The federal and most of the state governments maintain portals to help you find government datasets. This includes an increasing amount of data from cultural heritage organisations. Here’s the ones I know about:
Have a poke around on these sites to see what you can find. If you’re not sure where to start, try searching for things like ‘archives’, ‘history’, ‘heritage’, or ‘library’. Here’s a few examples:
Note that the first two of these are available as CSV (Comma Separated Values) files. CSV files are like spreadsheets and can be easily opened and used in tools like Excel, or many of the web services we’ll be playing with in coming weeks. The ‘Portraits and people’ data is available as an XML file. XML enables you to represent hierarchies within your data, so you can have more complex structures than in a flat CSV file. Many of the tools we’ll look at can also use XML.
Once you’ve found an interesting dataset, think about how you might use it in your project. Could you visualise the data as a chart? Locate it on a map? Link it to other sources of data?
If you have a CSV file, but you’re not sure what to make of it, WTFCSV is a fun little tool that can provide some useful insights. Try one of their sample datasets, or upload your own. What does it tell you about the data?

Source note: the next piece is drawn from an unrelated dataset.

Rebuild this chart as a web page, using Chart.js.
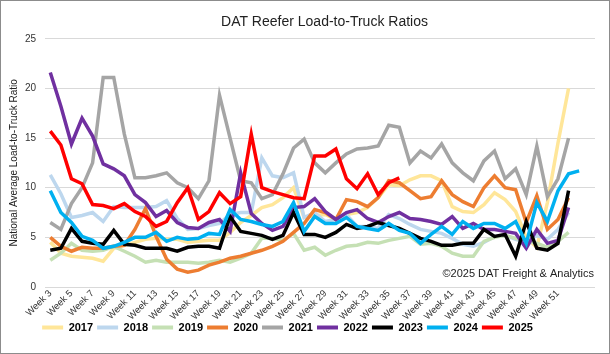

I’ve mentioned APIs (Application Programming Interfaces) before. They provide data in a form that computers can understand, and allow us to build new tools and interfaces such as Headline Roulette. To make use of an API you generally need some coding experience, but not always. Yvonne Perkins has written a great tutorial to show how you can use Excel to harvest newspaper articles from Trove using its API. My DIY exhibitions and headline roulette also allow you to make use of the Trove API without any coding.
To understand how the Trove API works, play around with my Trove API Console. Just click on a few of the examples and see what happens. Look for ‘q=’ in the query box and try changing the value that comes after it. Don’t worry – you can’t break anything!
The Trove Help Centre provides more information about the API, including a number of examples and experiments.
Would you like a dataset containing hundreds or thousands of newspaper articles on the topic of your choice? If you do then my Trove Harvester can help! It’s a tool that uses to API to save data about newspaper articles to a CSV file for further analysis. There’s detailed documentation here – it requires a bit of setup and the good old command line, but it’s pretty simple to use.
Sometimes the data you want isn’t available in a convenient form like CSVs or APIs. But if it’s on a web page, you might be able to extract it using a process called screen scraping. Remember how X-Ray Goggles showed you the structures underlying web pages. Screen scraping uses those structures to indentify the bits of data you want on a web page – once you’ve identified them, they can be extracted and saved in a nice structured format, such as a CSV file.
I’ve spent a lot of time screen scraping data from sources such as the National Archives of Australia (here’s 70gb worth of ASIO files for example). But fortunately there are a growing assortment of tools to make the process much less painful. Let’s try one!
Follow the instructions in Screen scraping with Import.io to create your very own dataset of members of the House of Representatives.
As we noted, cultural heritage data can often be messy and inconsistent. Fortunately there’s a great tool for cleaning up messy data – OpenRefine.
Intersect have prepared a useful tutorial to introduce you to the power of OpenRefine. In particular, its ability to cluster variations in spelling and standardise them all with a single click is just like magic. It can save you many hours of painstaking manual work.
To use OpenRefine you’ll need to download and install it. Use the latest version ‘2.6-rc2’.
Once you have it installed work through the tutorial. Try to at least complete up to section 7. If you’re feeling adventurous, go on to try some geocoding in section 8. We’ll cover geocoding in a few weeks when we play around with maps. Don’t worry about section 9 as the State Records of NSW website is currently undergoing some changes and the examples probably won’t work.
There’s another OpenRefine tutorial using collection data from the Powerhouse Museum on the Programming Historian site.